A lower court recently granted Chevron access to over 600 hours of footage that the filmmaker chose not to include in the final cut. These outtakes are substantively no different from a reporter's notes that form the basis of a written newspaper article. Inevitably some of the reporter's notes, just as some of the footage of a documentary, will not be included in the final work. But granting access to the notes or the footage can reveal the thinking process and the kind of judgments the journalist is making. Subjecting the creative process of a journalist to this kind of scrutiny can profoundly inhibit other journalists in the future from embarking on a full and robust exploration of a subject.

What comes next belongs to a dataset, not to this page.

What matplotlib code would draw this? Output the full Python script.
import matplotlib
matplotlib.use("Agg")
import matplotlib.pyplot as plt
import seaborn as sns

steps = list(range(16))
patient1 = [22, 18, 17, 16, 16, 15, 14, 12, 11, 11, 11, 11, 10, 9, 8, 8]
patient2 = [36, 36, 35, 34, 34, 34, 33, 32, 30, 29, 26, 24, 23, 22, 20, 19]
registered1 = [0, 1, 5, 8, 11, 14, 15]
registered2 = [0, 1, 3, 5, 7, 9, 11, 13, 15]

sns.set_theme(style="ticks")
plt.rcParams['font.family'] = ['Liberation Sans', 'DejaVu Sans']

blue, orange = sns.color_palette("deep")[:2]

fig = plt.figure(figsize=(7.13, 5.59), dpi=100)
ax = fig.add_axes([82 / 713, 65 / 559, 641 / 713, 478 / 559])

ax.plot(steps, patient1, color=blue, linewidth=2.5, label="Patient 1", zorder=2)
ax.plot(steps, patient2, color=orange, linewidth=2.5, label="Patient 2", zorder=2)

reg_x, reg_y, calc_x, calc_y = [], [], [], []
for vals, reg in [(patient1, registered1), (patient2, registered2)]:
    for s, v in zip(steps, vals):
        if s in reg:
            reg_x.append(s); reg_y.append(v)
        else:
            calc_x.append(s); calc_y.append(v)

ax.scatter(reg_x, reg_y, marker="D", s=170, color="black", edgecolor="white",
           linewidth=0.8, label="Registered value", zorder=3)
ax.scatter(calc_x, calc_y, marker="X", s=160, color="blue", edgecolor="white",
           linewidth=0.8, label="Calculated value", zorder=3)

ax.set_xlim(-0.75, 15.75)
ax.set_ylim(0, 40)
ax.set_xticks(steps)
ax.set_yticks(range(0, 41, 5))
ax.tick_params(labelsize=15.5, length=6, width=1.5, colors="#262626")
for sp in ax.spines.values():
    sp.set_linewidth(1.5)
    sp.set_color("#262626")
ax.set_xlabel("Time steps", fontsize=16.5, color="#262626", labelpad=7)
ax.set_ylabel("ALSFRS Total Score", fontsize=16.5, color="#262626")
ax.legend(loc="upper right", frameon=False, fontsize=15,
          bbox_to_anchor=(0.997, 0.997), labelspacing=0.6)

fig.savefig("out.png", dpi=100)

Berlinger spent enormous time, effort, money and skill over a period of years to make this important piece of journalism. Some may view the result of his investigation as a devastating indictment of a predatory exploiter of the resources of an impoverished country who refuses to take responsibility for the injury to the people and land its pollution caused. But, in fact, the film has been cited by such authorities as The New York Times, The Boston Globe and dozens of other newspapers for being extremely thorough and extremely fair to both sides.
What is also at stake here is the high risk that other journalists in the future will be deterred from embarking on similar hard hitting investigations. In order to be informed, persuaded or disabused of misperceptions, the American public desperately needs the benefit of uninhibited documentaries like CRUDE, and journalists like Joe Berlinger.